Menyadari bahwa dirinya juga salah, Umar lantas berkata, “apakah lebih baik disisimu jika aku memaafkanmu?” lantas pria tersebut menjawab, “Ya, amirul mukminin”. Umar pun memaafkan pria tersebut dan berpamitan pergi dari rumah tersebut.

Dari cerita diatas, dapat kita tengok bahwa seorang imam besar, pemimpin umat seperti amirul mukiminin Umar bin Khatab yang tersohor tersebut mau mendengarkan nasehat orang lain, bahkan orang yang bersalah. Nasehat itu tidak perlu dilihat siapa yang berkata, namun harus dilihat apa yang dinasehatkan. Selain itu kita juga harus selalu mengembangkan prasangka baik kepada siapapun, terutama saudara sasama muslim. Janganlah mencari-cari kesalahan mereka.

Misalnya, tidak berjumpa di pengajian, kita sudah berpikir bahwa ia lalai dari mengingat Allah, tidak jumpa di shalat Jum’at, ia kita anggap mementingkan dunia. Bahkan ketika kita melihat pria sedang bersenda gurau dengan lawan jenis, kita anggap bahwa dia telah terkunci mata hatinya. Dengan prasangka seperti itu, bisa jadi kita telah melakukan kesalahan yang lebih besar dibandingkan saudara kita tersebut. Oleh karen itu mari kita kembangkan sikap berprasangka baik kepada siapapun.

Kamis, 23 Januari 2020 16:19

Kisah Pemabuk dan Orang Sholeh

 

Suatu hari, nabi Musa as hendak menemui Allah di bukit Sinai. Seorang hamba yang sangat saleh mengetahui niat nabi Musa as dan bermaksud menemuinya  untuk memohonkan hajat kepada Allah swt untuknya. “Wahai nabi Allah, selama hidup ini saya telah berusaha menjadi orang yanga baik dengan shalat, puasa, haji dan kewajiban beragama lainnya. Saya banyak menderita karenanya, namun itu tak masalah. Saya hanya ingin tahu apa yang Allah akan berikan kepadaku nanti. Tolong tanyakan kepadaNya” Kata orang shaleh seraya menundukkan kepalanya.

Nabi Musa menerima pasannya dan menyangguinya, beliaupun melanjutkan perjalanannya menuju bukit Sinai. Di tengah perjalanan, beliau terhenti karena ada seorang pemuda yang sedang mabuk  di pinggir jalan. Pemuda itu bertanya akan kemana nabi Musa as.  dan etika nabi Musa menjawab akan bertemu Allah swt di bukit Sinai, pemabuk itu berkata:

“Aku adalah peminum, aku tidak pernah shalat, tidak puasa, atau amalan shaleh lainnya, tolong tanyakan kepada Allah apa yang dipersiapkan untukku oleh-Nya nanti.”

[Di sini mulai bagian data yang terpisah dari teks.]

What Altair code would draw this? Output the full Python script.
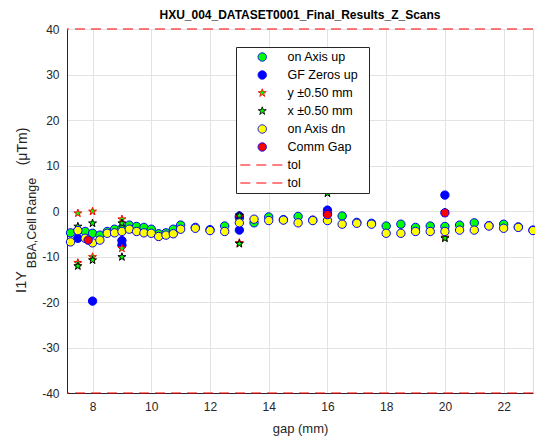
import altair as alt
import pandas as pd

# ---------------- data ----------------
gap_axis = [7.25, 7.5, 7.75, 8.0, 8.25, 8.5, 8.75, 9.0, 9.25, 9.5, 9.75, 10.0,
            10.25, 10.5, 10.75, 11.0, 11.5, 12.0, 12.5, 13.0, 13.5, 14.0, 14.5,
            15.0, 15.5, 16.0, 16.5, 17.0, 17.5, 18.0, 18.5, 19.0, 19.5, 20.0,
            20.5, 21.0, 21.5, 22.0, 22.5, 23.0]
on_axis_up = [-4.8, -4.3, -4.5, -4.9, -5.3, -4.5, -4.0, -3.8, -3.1, -3.4, -3.6, -4.0,
              -5.0, -4.8, -4.0, -3.1, -3.6, -4.1, -3.3, -1.5, -2.6, -1.3, -1.9,
              -1.2, -2.0, -0.5, -1.1, -2.5, -2.7, -3.3, -2.9, -3.6, -3.3, -3.4,
              -3.1, -2.6, -3.2, -2.9, -3.5, -4.2]
on_axis_dn = [-6.8, -4.3, -6.0, -7.0, -6.4, -4.9, -4.8, -4.5, -4.0, -4.5, -4.8, -4.9,
              -5.6, -5.3, -5.0, -4.0, -3.8, -4.3, -4.5, -2.6, -1.8, -2.1, -2.0,
              -2.6, -2.1, -2.1, -2.9, -2.7, -2.9, -4.9, -4.9, -4.5, -4.5, -4.5,
              -4.2, -4.2, -3.3, -3.8, -3.6, -4.3]
gf_gap = [7.5, 8.0, 9.0, 9.0, 13.0, 13.0, 16.0, 20.0]
gf_val = [-6.0, -19.8, -6.5, -7.5, -1.1, -4.2, 0.2, 3.5]
star_gap = [7.5, 7.5, 8.0, 8.0, 9.0, 9.0, 13.0, 13.0, 16.0, 16.0, 20.0, 20.0]
y_star = [-0.5, -11.4, -0.1, -10.1, -1.8, -8.2, -1.3, -7.0, -0.4, -1.0, -0.4, -5.8]
x_star = [-3.4, -12.1, -2.7, -10.8, -2.7, -10.1, -1.0, -7.2, 3.9, -0.6, -0.3, -6.0]
comm_gap = [7.85, 16.0, 20.0]
comm_val = [-6.4, -0.8, -0.4]
tol_vals = [40, -40]

series = ["on Axis up", "GF Zeros up", "y ±0.50 mm", "x ±0.50 mm",
          "on Axis dn", "Comm Gap", "tol", "tol "]
fills = ["#00ff00", "#0000ff", "#00ff00", "#00ff00", "#ffff00", "#ff0000", "white", "white"]
strokes = ["#0000ff", "#0000ff", "#ff0000", "#000000", "#0000ff", "#0000ff", "#ff0000", "#ff0000"]
STAR = ("M0,-1L0.2245,-0.309L0.9511,-0.309L0.3633,0.118L0.5878,0.809L0,0.382"
        "L-0.5878,0.809L-0.3633,0.118L-0.9511,-0.309L-0.2245,-0.309Z")
LINE = "M-5.25,0H5.25"
shapes = ["circle", "circle", STAR, STAR, "circle", "circle", LINE, LINE]
sizes = [70, 70, 160, 160, 70, 70, 64, 64]
dashes = [[1, 0], [1, 0], [1, 0], [1, 0], [1, 0], [1, 0], [10, 6], [10, 6]]

# ---------------- tables ----------------
parts = [
    pd.DataFrame({"gap": gap_axis, "val": on_axis_up, "series": series[0]}),
    pd.DataFrame({"gap": gf_gap, "val": gf_val, "series": series[1]}),
    pd.DataFrame({"gap": star_gap, "val": y_star, "series": series[2]}),
    pd.DataFrame({"gap": star_gap, "val": x_star, "series": series[3]}),
    pd.DataFrame({"gap": gap_axis, "val": on_axis_dn, "series": series[4]}),
    pd.DataFrame({"gap": comm_gap, "val": comm_val, "series": series[5]}),
]
pts = pd.concat(parts, ignore_index=True)
pts["idx"] = range(len(pts))
tol = pd.DataFrame({"val": tol_vals, "series": series[6:8]})

FONT = "Liberation Sans"
leg = alt.Legend(
    title=None, orient="none", legendX=169, legendY=18,
    fillColor="white", strokeColor="#262626", padding=1, rowPadding=0,
    clipHeight=18, symbolOffset=19, labelOffset=19, labelFont=FONT,
    labelFontSize=12.5, labelColor="black", symbolStrokeWidth=1,
    labelExpr="datum.label + '\u2800'", cornerRadius=0,
)

xs = alt.Scale(domain=[7.13, 23.0], nice=False, zero=False)
ys = alt.Scale(domain=[-40, 40], nice=False, zero=False)

x_axis = alt.Axis(values=[8, 10, 12, 14, 16, 18, 20, 22], title="gap (mm)",
                  grid=True, gridColor="#e3e3e3", ticks=False, labelPadding=8,
                  labelFont=FONT, labelFontSize=12, labelColor="#262626",
                  domainColor="#262626", titleFont=FONT, titleFontSize=13,
                  titleFontWeight="normal", titleColor="#262626", titlePadding=10)
y_axis = alt.Axis(values=[-40, -30, -20, -10, 0, 10, 20, 30, 40], title=None,
                  grid=True, gridColor="#e3e3e3", ticks=False, labelPadding=8,
                  labelFont=FONT, labelFontSize=12, labelColor="#262626",
                  domainColor="#262626", labelExpr="'' + datum.value")

points = alt.Chart(pts).mark_point(filled=True, opacity=1, strokeWidth=1).encode(
    x=alt.X("gap:Q", scale=xs, axis=x_axis),
    y=alt.Y("val:Q", scale=ys, axis=y_axis),
    fill=alt.Fill("series:N", scale=alt.Scale(domain=series, range=fills), legend=leg),
    stroke=alt.Stroke("series:N", scale=alt.Scale(domain=series, range=strokes), legend=leg),
    shape=alt.Shape("series:N", scale=alt.Scale(domain=series, range=shapes), legend=leg),
    size=alt.Size("series:N", scale=alt.Scale(domain=series, range=sizes), legend=leg),
    order=alt.Order("idx:Q"),
)

rules = alt.Chart(tol).mark_rule(strokeWidth=1.2).encode(
    y=alt.Y("val:Q", scale=ys),
    stroke=alt.Stroke("series:N", scale=alt.Scale(domain=series, range=strokes), legend=leg),
    strokeDash=alt.StrokeDash("series:N", scale=alt.Scale(domain=series, range=dashes), legend=leg),
)

# y-axis title with subscript, built from three text pieces
ylab = pd.DataFrame({"t": ["I1Y"]})
t1 = alt.Chart(ylab).mark_text(text="I1Y", angle=270, align="center", baseline="middle",
                               font=FONT, fontSize=14.5, color="#262626").encode(
    x=alt.value(-45), y=alt.value(253))
t2 = alt.Chart(ylab).mark_text(text="BBA,Cell Range", angle=270, align="center", baseline="middle",
                               font=FONT, fontSize=12.5, color="#262626").encode(
    x=alt.value(-35), y=alt.value(194))
t3 = alt.Chart(ylab).mark_text(text="(μTm)", angle=270, align="center", baseline="middle",
                               font=FONT, fontSize=14, color="#262626").encode(
    x=alt.value(-44), y=alt.value(117.5))

chart = alt.layer(rules, points, t1, t2, t3).properties(
    width=466, height=364,
    title=alt.TitleParams("HXU_004_DATASET0001_Final_Results_Z_Scans", fontSize=12,
                          fontWeight="bold", font=FONT, color="black",
                          anchor="middle", frame="group", offset=1),
    autosize=alt.AutoSizeParams(type="none"),
    padding={"left": 59, "top": 21, "right": 2, "bottom": 44},
).configure_view(stroke=None).configure(background="white")

chart.save("out.html", embed_options={"renderer": "svg", "actions": False})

Nabi Musa menyanggupi permintaannya yang cukup aneh tersebut untuk menyampaikannya kepada Allah. Sekembalinya dari Sinai, beliau menyampaikan jawaban Allah untuk orang saleh tersebut. “Allah memberikan pahala besar dan hal yang indah-indah” tutur nabi Musa as. Si orang saleh tersebut menanggapi biasa saja dan ia mengatakan bahwa ia telah menduga hal tersebut. Sedangkan ketika bertemu si pemabuk, nabi Musa menyampaikan bahwa pemuda itu akan diberikan tempat yang paling buruk. Ketika mendengar ucapan nabi Musa, pemabuk itu berdiri dan justru menari-nari dengan riang gembira.

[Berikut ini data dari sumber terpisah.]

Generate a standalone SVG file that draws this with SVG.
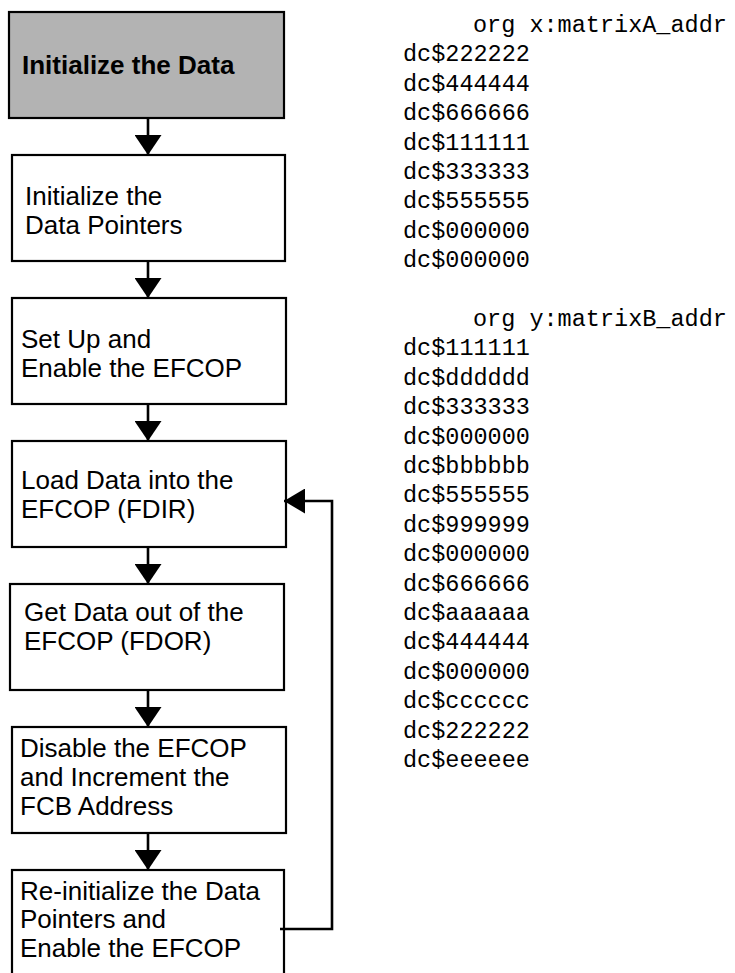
<svg xmlns="http://www.w3.org/2000/svg" width="735" height="973" viewBox="0 0 735 973">
  <style>
    .box { fill: #ffffff; stroke: #000000; stroke-width: 2.2; }
    .box.hl { fill: #b3b3b3; }
    .lbl { font-family: "Liberation Sans", Arial, sans-serif; font-size: 26px; fill: #000000; }
    .lbl.b { font-weight: bold; }
    .wire { fill: none; stroke: #000000; stroke-width: 2.6; }
    .code { font-family: "Liberation Mono", "Courier New", monospace; font-size: 23.5px; fill: #000000; }
  </style>
  <defs>
    <marker id="head" viewBox="0 0 20 27" refX="20" refY="13.5" markerWidth="20" markerHeight="27" markerUnits="userSpaceOnUse" orient="auto">
      <path d="M0,0 L20,13.5 L0,27 Z" fill="#000000"/>
    </marker>
    <marker id="headSide" viewBox="0 0 21 25" refX="21" refY="12.5" markerWidth="21" markerHeight="25" markerUnits="userSpaceOnUse" orient="auto">
      <path d="M0,0 L21,12.5 L0,25 Z" fill="#000000"/>
    </marker>
  </defs>

  <!-- flowchart steps -->
  <g id="init-data">
    <rect class="box hl" x="9" y="12" width="275" height="106"/>
    <text class="lbl b" x="22" y="74">Initialize the Data</text>
  </g>
  <g id="init-pointers">
    <rect class="box" x="12" y="155" width="273" height="106"/>
    <text class="lbl" x="25" y="205">Initialize the</text>
    <text class="lbl" x="25" y="234">Data Pointers</text>
  </g>
  <g id="setup-efcop">
    <rect class="box" x="12" y="298" width="274" height="106"/>
    <text class="lbl" x="21" y="348">Set Up and</text>
    <text class="lbl" x="21" y="377">Enable the EFCOP</text>
  </g>
  <g id="load-fdir">
    <rect class="box" x="12" y="441" width="274" height="106"/>
    <text class="lbl" x="21" y="489">Load Data into the</text>
    <text class="lbl" x="21" y="518">EFCOP (FDIR)</text>
  </g>
  <g id="get-fdor">
    <rect class="box" x="10" y="584" width="274" height="106"/>
    <text class="lbl" x="24" y="621">Get Data out of the</text>
    <text class="lbl" x="24" y="650">EFCOP (FDOR)</text>
  </g>
  <g id="disable-efcop">
    <rect class="box" x="12" y="727" width="274" height="106"/>
    <text class="lbl" x="20" y="757">Disable the EFCOP</text>
    <text class="lbl" x="20" y="786">and Increment the</text>
    <text class="lbl" x="20" y="815">FCB Address</text>
  </g>
  <g id="reinit">
    <rect class="box" x="12" y="870" width="272" height="120"/>
    <text class="lbl" x="20" y="900">Re-initialize the Data</text>
    <text class="lbl" x="20" y="928">Pointers and</text>
    <text class="lbl" x="20" y="957">Enable the EFCOP</text>
  </g>

  <!-- connectors -->
  <g id="connectors">
    <line class="wire" x1="148" y1="118" x2="148" y2="155" marker-end="url(#head)"/>
    <line class="wire" x1="148" y1="261" x2="148" y2="298" marker-end="url(#head)"/>
    <line class="wire" x1="148" y1="404" x2="148" y2="441" marker-end="url(#head)"/>
    <line class="wire" x1="148" y1="547" x2="148" y2="584" marker-end="url(#head)"/>
    <line class="wire" x1="148" y1="690" x2="148" y2="727" marker-end="url(#head)"/>
    <line class="wire" x1="148" y1="833" x2="148" y2="870" marker-end="url(#head)"/>
    <path class="wire" d="M280,929 H332 V501 H284" marker-end="url(#headSide)"/>
  </g>

  <!-- data tables -->
  <g id="matrix-a">
    <text class="code" x="473" y="32">org x:matrixA_addr</text>
    <text class="code" x="403" y="61.4">dc$222222</text>
    <text class="code" x="403" y="90.8">dc$444444</text>
    <text class="code" x="403" y="120.2">dc$666666</text>
    <text class="code" x="403" y="149.6">dc$111111</text>
    <text class="code" x="403" y="179">dc$333333</text>
    <text class="code" x="403" y="208.4">dc$555555</text>
    <text class="code" x="403" y="237.8">dc$000000</text>
    <text class="code" x="403" y="267.2">dc$000000</text>
  </g>
  <g id="matrix-b">
    <text class="code" x="473" y="326">org y:matrixB_addr</text>
    <text class="code" x="403" y="355.4">dc$111111</text>
    <text class="code" x="403" y="384.8">dc$dddddd</text>
    <text class="code" x="403" y="414.2">dc$333333</text>
    <text class="code" x="403" y="443.6">dc$000000</text>
    <text class="code" x="403" y="473">dc$bbbbbb</text>
    <text class="code" x="403" y="502.4">dc$555555</text>
    <text class="code" x="403" y="531.8">dc$999999</text>
    <text class="code" x="403" y="561.2">dc$000000</text>
    <text class="code" x="403" y="590.6">dc$666666</text>
    <text class="code" x="403" y="620">dc$aaaaaa</text>
    <text class="code" x="403" y="649.4">dc$444444</text>
    <text class="code" x="403" y="678.8">dc$000000</text>
    <text class="code" x="403" y="708.2">dc$cccccc</text>
    <text class="code" x="403" y="737.6">dc$222222</text>
    <text class="code" x="403" y="767">dc$eeeeee</text>
  </g>
</svg>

Nabi Musa pun heran, kenapa pemabuk itu justru gembira, padahal ia dijanjikan tempat yang paling buruk. Beliau bertanya kepada pemabuk itu, ada apa gerangan hingga segembira itu.

“Alhamdulillah. Saya tidak peduli tempat mana yang telah Tuhan persiapkan bagiku. Aku senang karena Tuhan masih ingat kepadaku. Aku pendosa yang hina-dina. Aku dikenal Tuhan! Aku kira tidak seorang pun yang mengenalku,” jawab pemabuk itu dengan rasa bahagia yang terpancar di wajahnya.

Namun setelah beberapa waktu, nasib keduanya pun berubah, justru orang yang saleh berada di neraka dan si pemabuk berada di surga. Nabi Musa yang takjub bertanya kepada Allah, demikian jawaban Allah:

“Orang yang pertama dengan segala amal salehnya tidak layak memperoleh anugerah-Ku karena anugerah tidak dapat dibeli dengan amal saleh. Orang kedua itu membuatKu senang karena ia senang dengan apapun yang Aku berikan kepadanya. Senangnya karena pemberian-Ku menyebabkan Aku senang kepadanya”

Dari kisah tersebut kita bias memetic sebuah pesan bahwa jangan pernah sekali-kali kita bangga terhadap kebaikkan yang kita lakukan, karena hal tersebut merupakan bagian dari kesombongan yang akan membakar seluruh kebaikan kita. Ingatlah selalu bahwa ketika kita mampu berbuat kebaikan, maka itu adalah nikmat dari Allah swt yang harus senantiasa kita syukuri.